Here’s a challenge for readers and game theorists. What suggestions can you make to design this system so that:
- Airlines get good revenue but passengers feel they pay a fair price
- It isn’t so complex that it causes customer support nightmares and confusion
- Passengers don’t find themselves switched unexpectedly into a seat they feel is markedly inferior to the seat they selected
- Have the airlines actually work with seatguru to define truly workable classes of equivalence.
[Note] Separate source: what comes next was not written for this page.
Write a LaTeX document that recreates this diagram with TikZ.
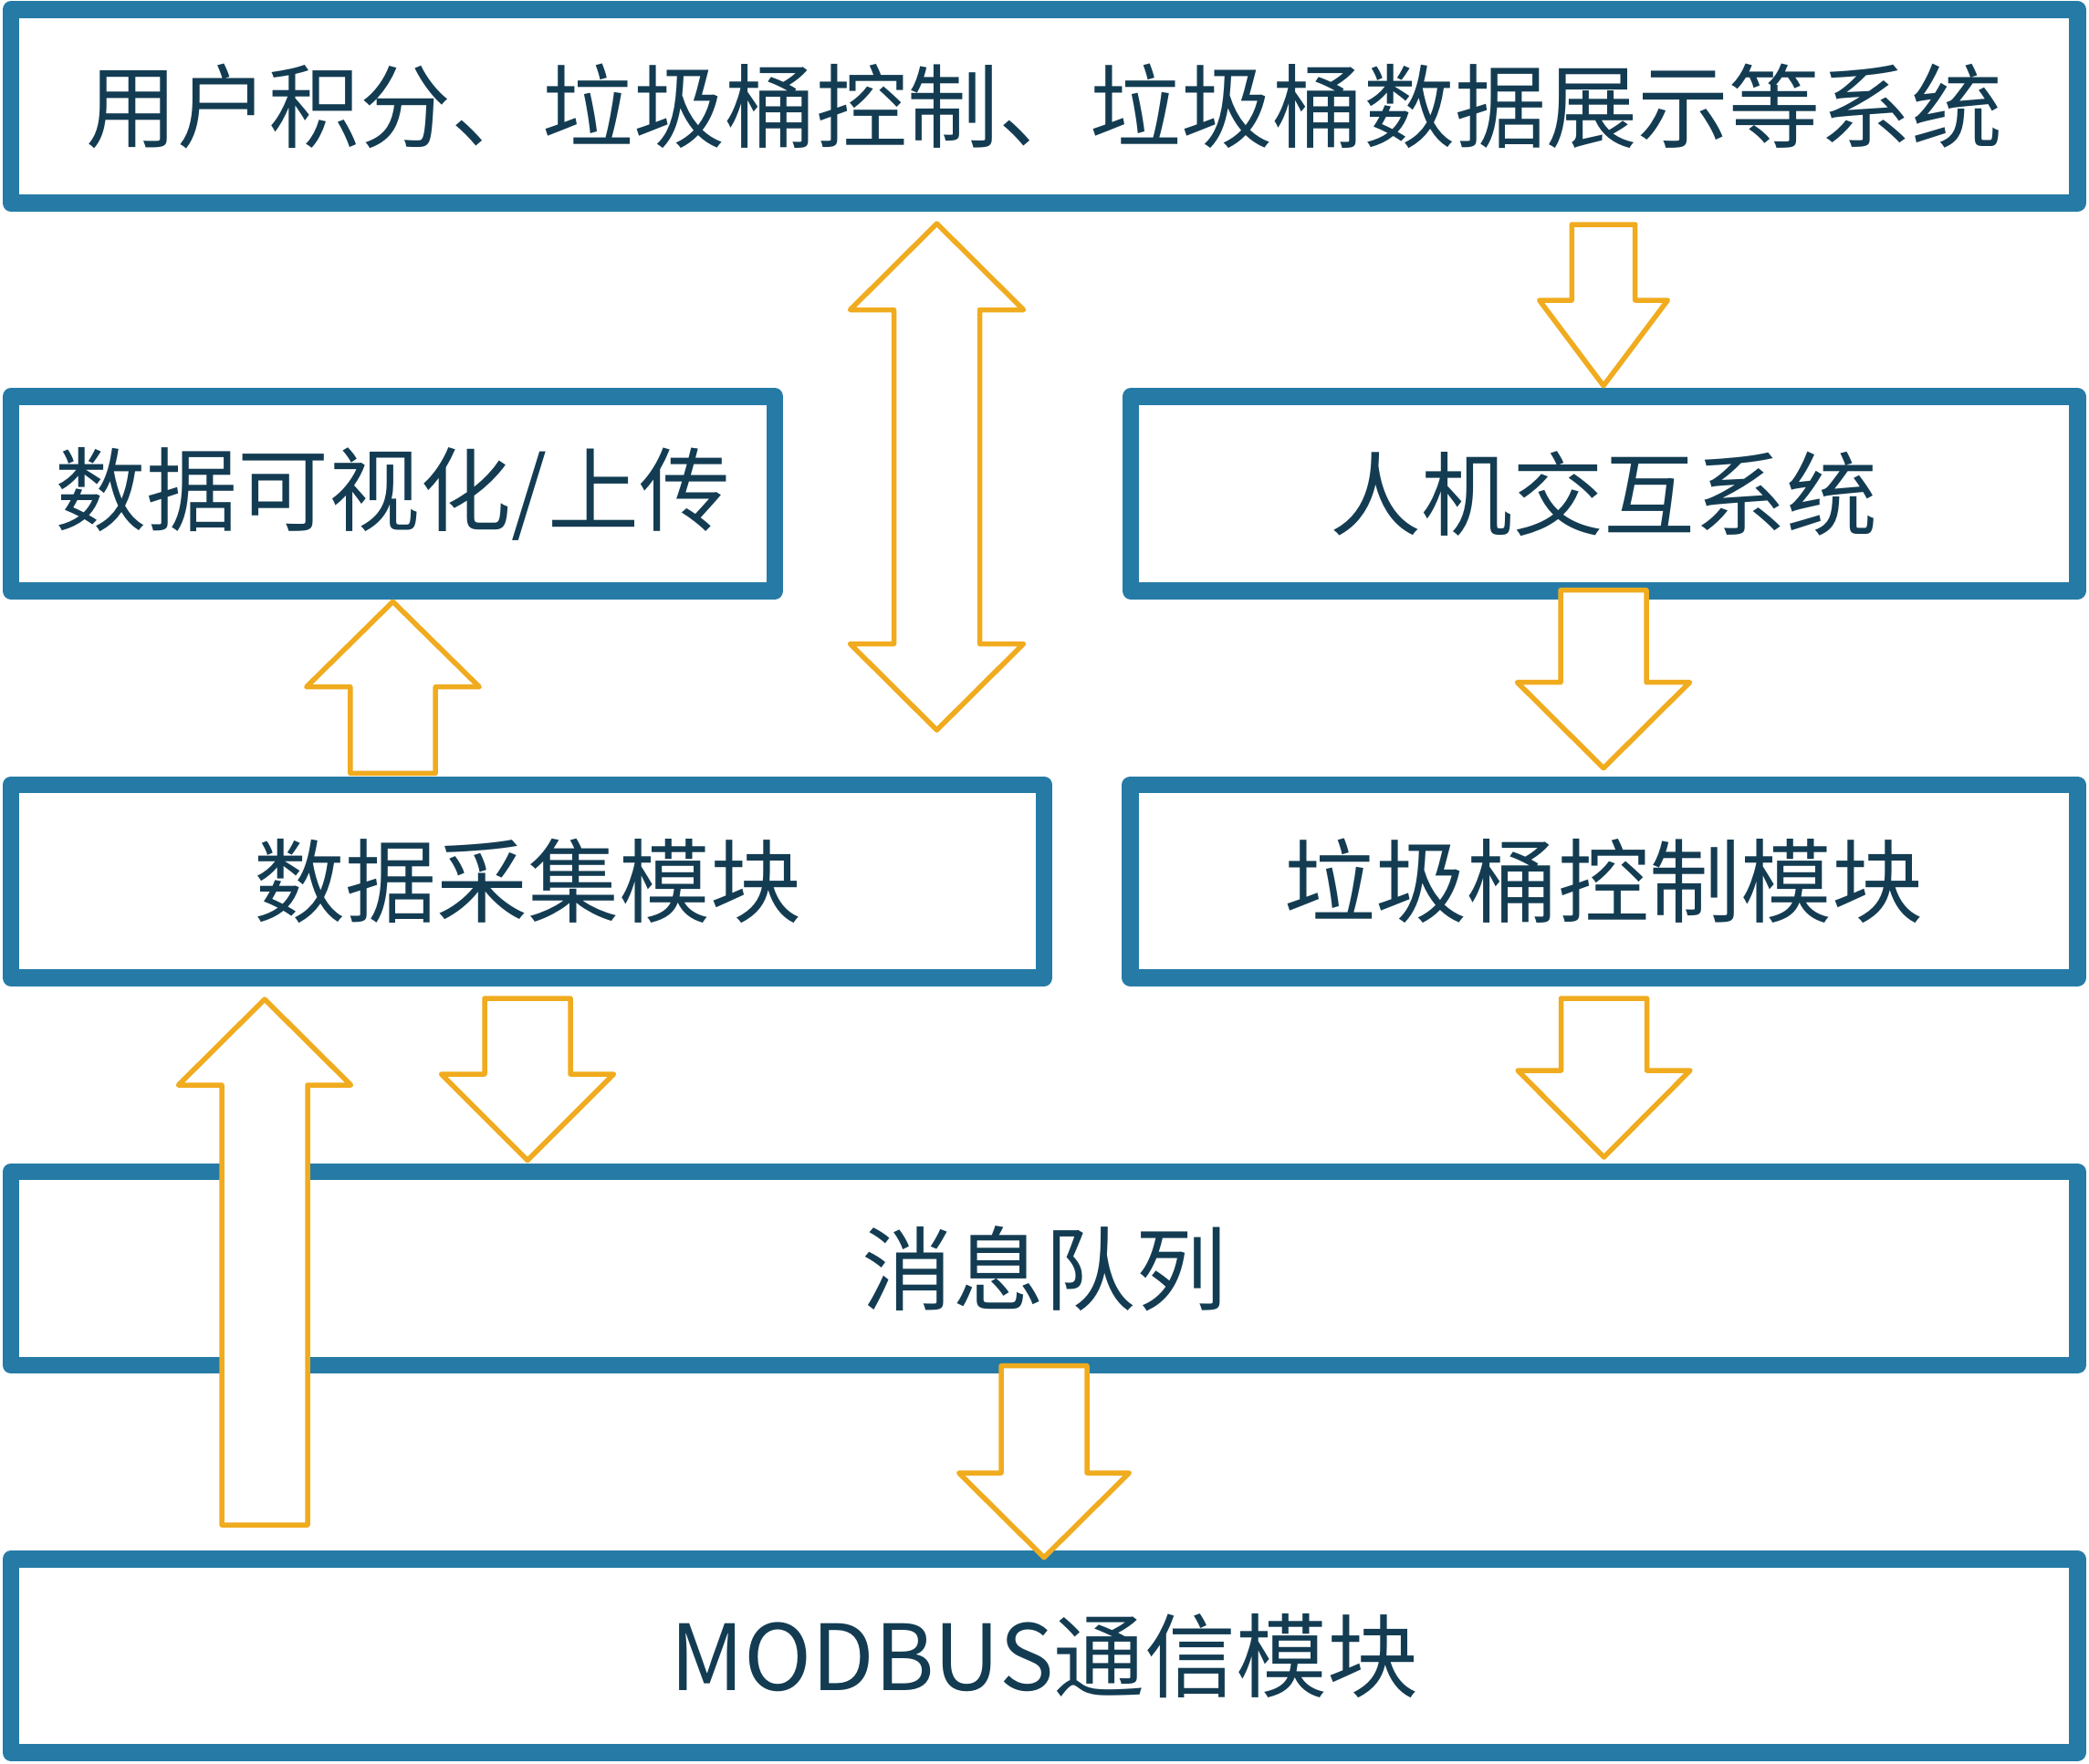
\documentclass[tikz,border=0pt]{standalone}
\usepackage{fontspec}
\newfontfamily\cjk{Noto Sans CJK SC}
\definecolor{boxblue}{RGB}{38,123,166}
\definecolor{arroworange}{RGB}{240,171,30}
\definecolor{textnavy}{RGB}{19,60,82}
\tikzset{
  box/.style={rectangle, draw=boxblue, line width=9.25pt, line join=round, fill=white,
    text=textnavy, font=\cjk\fontsize{50}{50}\selectfont, inner sep=0pt},
  blockarrow/.style={draw=arroworange, fill=white, line width=2.75pt, line join=round}
}
% centre x, tail y, head-base y, tip y, shaft half width, head half width
\newcommand\BlockArrow[6]{%
  \draw[blockarrow] ({#1-#5},#2) -- ({#1+#5},#2) -- ({#1+#5},#3) -- ({#1+#6},#3)
    -- (#1,#4) -- ({#1-#6},#3) -- ({#1-#5},#3) -- cycle;}
\begin{document}
\begin{tikzpicture}[x=0.5pt,y=-0.5pt]
\useasboundingbox (0,0) rectangle (2289,1932);
\node[box, minimum width=1132.25pt, minimum height=106pt] (sys) at (1144.25,116.5) {用户积分、垃圾桶控制、垃圾桶数据展示等系统};
\node[box, minimum width=418.5pt, minimum height=106.5pt] (vis) at (430.5,541) {数据可视化/上传};
\node[box, minimum width=518.75pt, minimum height=106.5pt] (hmi) at (1757.75,541) {人机交互系统};
\node[box, minimum width=566pt, minimum height=105.75pt] (acq) at (578,965.75) {数据采集模块};
\node[box, minimum width=519pt, minimum height=105.75pt] (ctl) at (1757.5,965.75) {垃圾桶控制模块};
\node[box, minimum width=1132.25pt, minimum height=106pt] (mq) at (1144.25,1390) {消息队列};
\node[box, minimum width=1132.25pt, minimum height=106pt] (mod) at (1144.25,1814.4) {MODBUS通信模块};
% double arrow between top system and middle row
\draw[blockarrow] (1026.5,245) -- (1121.5,339.5) -- (1073.5,339.5) -- (1073.5,705.5)
  -- (1121.5,705.5) -- (1026.5,800) -- (931.5,705.5) -- (979.5,705.5)
  -- (979.5,339.5) -- (931.5,339.5) -- cycle;
\BlockArrow{1757}{246}{329}{422.7}{34.7}{70.3}
\BlockArrow{1757}{646.7}{747.7}{841.7}{47}{94.5}
\BlockArrow{430.5}{847.3}{752.7}{659.3}{46.7}{94.7}
\BlockArrow{290}{1671}{1189}{1095}{47}{94.5}
\BlockArrow{578}{1094}{1177}{1271.5}{47}{94.5}
\BlockArrow{1757.5}{1094}{1173}{1268}{47}{94.5}
\BlockArrow{1144}{1496.7}{1614}{1706.7}{47}{93.3}
\end{tikzpicture}
\end{document}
I’m not sure how much the airlines like seatguru or seatguru-obsessive flyers.
- Airlines tend to like giving an empty middle to parents with a “ride-on-lap” infant, generally at no extra charge though they could easily become bidders, possibly bidders who get a free bid-boost.
- Airlines can do things to please valued passengers, including adding a bonus amount to the bids of people with elite status, or those who paid the most for their tickets. Indeed, a completely alternate approach would be to make it likely that such passengers will always be among the winners if empty middles are to be had. For a while some airlines did promise that the middles next to elite status flyers (or in the premium section) would be the last to be sold.
I should note that I was inspired to write this because tt was pleasant to fly home last night on USAir and get a whole row of 3 coach seats to myself. I mostly fly on United, because it is the big airline for San Francisco, but of late they’ve been getting too good at filling their planes, and there will often be nothing but middles left, and little chance of upgrade. To my surprise, the USAir flight took 6.2 hours to fly PHL->SFO, an average of 400 mph in an A321. This means considerable fuel saving but I wonder if it means fewer people fly it?